Directive => Determine the number of lines in the listing below where the string "Output" occurs; answer with the number alone.

Extracted material =>
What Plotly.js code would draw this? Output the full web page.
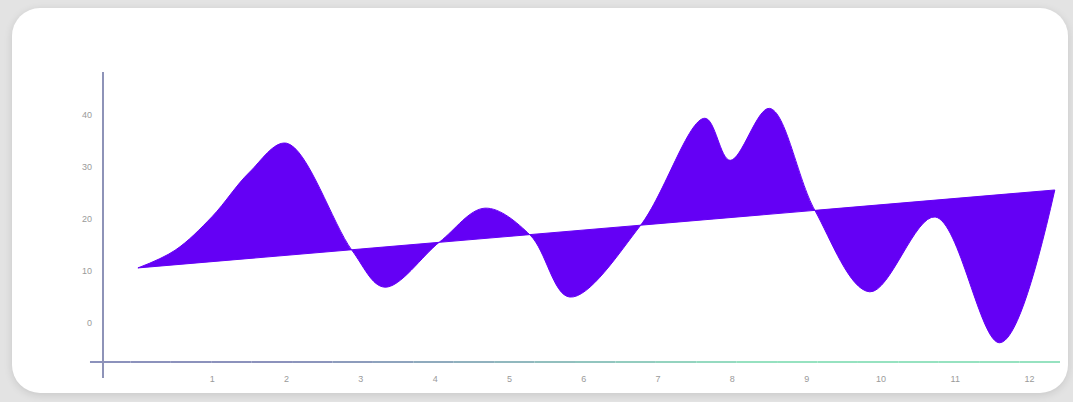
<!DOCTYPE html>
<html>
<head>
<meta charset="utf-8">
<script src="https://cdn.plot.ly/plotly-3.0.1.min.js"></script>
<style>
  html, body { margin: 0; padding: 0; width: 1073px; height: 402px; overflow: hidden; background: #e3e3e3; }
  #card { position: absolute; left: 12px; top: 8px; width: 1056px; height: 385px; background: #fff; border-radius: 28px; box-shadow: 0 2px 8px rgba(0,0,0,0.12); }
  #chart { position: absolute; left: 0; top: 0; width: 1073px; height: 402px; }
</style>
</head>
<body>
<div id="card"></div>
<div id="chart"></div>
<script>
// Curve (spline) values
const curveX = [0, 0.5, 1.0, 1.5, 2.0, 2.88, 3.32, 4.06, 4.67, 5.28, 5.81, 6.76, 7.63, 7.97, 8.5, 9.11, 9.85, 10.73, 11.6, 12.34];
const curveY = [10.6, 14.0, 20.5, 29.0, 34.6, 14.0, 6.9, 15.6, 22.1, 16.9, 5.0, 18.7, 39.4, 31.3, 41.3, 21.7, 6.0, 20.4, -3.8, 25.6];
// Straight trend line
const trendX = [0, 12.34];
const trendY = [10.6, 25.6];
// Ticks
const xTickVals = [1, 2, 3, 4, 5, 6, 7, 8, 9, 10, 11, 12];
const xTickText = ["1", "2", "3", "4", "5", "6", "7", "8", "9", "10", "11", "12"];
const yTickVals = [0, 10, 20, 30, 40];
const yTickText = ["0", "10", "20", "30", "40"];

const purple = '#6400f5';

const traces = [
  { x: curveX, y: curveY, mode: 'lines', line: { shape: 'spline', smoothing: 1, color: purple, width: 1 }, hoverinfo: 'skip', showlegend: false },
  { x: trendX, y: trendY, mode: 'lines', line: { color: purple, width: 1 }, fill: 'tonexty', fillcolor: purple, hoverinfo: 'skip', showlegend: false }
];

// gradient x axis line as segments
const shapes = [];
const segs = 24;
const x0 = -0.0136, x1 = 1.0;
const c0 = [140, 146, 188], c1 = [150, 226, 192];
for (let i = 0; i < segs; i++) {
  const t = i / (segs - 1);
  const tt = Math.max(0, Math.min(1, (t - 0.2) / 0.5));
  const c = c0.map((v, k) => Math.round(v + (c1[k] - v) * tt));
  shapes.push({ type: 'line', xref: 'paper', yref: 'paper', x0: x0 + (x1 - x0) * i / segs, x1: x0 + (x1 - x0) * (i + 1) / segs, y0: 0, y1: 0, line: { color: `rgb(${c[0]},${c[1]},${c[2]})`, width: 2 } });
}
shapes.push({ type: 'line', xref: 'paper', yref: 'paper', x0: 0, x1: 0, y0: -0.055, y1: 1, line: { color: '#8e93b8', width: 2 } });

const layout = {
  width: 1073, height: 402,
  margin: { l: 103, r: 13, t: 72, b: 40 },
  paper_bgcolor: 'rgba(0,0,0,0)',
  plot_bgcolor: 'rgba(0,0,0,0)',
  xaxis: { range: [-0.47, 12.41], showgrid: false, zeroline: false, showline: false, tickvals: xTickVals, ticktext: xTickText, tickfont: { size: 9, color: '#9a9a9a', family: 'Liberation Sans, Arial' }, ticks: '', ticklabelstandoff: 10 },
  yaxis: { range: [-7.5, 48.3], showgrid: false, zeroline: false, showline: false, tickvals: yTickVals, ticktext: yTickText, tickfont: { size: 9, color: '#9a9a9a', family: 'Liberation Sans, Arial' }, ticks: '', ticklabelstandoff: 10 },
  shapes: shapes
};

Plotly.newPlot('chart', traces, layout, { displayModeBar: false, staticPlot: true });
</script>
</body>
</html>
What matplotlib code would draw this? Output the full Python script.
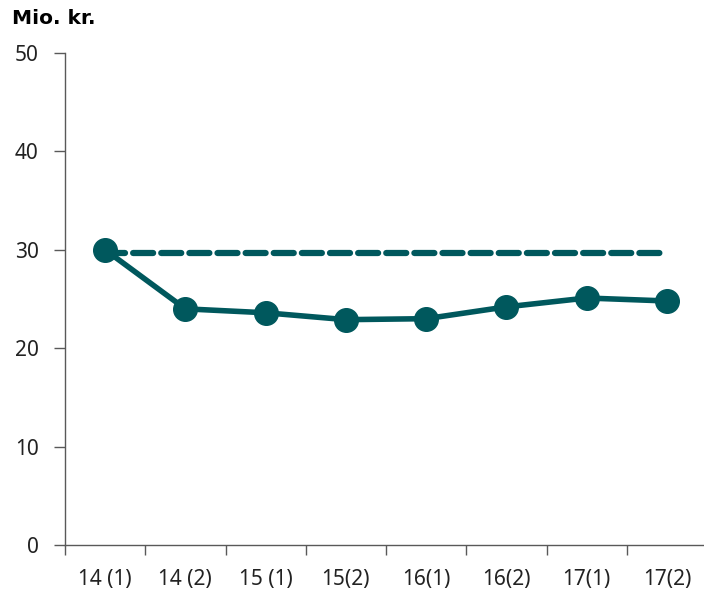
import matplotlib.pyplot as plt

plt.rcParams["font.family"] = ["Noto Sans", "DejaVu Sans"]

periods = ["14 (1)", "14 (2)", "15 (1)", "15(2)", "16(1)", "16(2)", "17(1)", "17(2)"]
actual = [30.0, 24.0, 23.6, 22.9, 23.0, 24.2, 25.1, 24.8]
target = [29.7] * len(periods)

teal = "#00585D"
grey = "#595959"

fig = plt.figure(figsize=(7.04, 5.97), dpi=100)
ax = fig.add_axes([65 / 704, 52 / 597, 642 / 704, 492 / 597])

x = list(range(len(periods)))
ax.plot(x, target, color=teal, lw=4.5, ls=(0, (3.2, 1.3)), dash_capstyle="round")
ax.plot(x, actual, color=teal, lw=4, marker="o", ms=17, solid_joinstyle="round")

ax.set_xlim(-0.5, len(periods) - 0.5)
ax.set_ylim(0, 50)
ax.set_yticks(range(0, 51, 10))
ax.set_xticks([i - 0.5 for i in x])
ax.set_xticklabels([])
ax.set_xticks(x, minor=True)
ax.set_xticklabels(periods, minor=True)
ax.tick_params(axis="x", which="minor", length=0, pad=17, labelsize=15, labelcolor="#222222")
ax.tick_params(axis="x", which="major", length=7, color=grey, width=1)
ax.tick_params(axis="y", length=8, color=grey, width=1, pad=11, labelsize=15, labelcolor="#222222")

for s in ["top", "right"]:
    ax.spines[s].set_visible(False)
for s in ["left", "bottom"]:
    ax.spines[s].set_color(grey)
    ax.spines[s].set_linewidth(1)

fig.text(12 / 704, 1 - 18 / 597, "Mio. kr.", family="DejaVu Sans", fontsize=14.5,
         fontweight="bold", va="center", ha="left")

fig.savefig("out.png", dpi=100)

Correct response => 2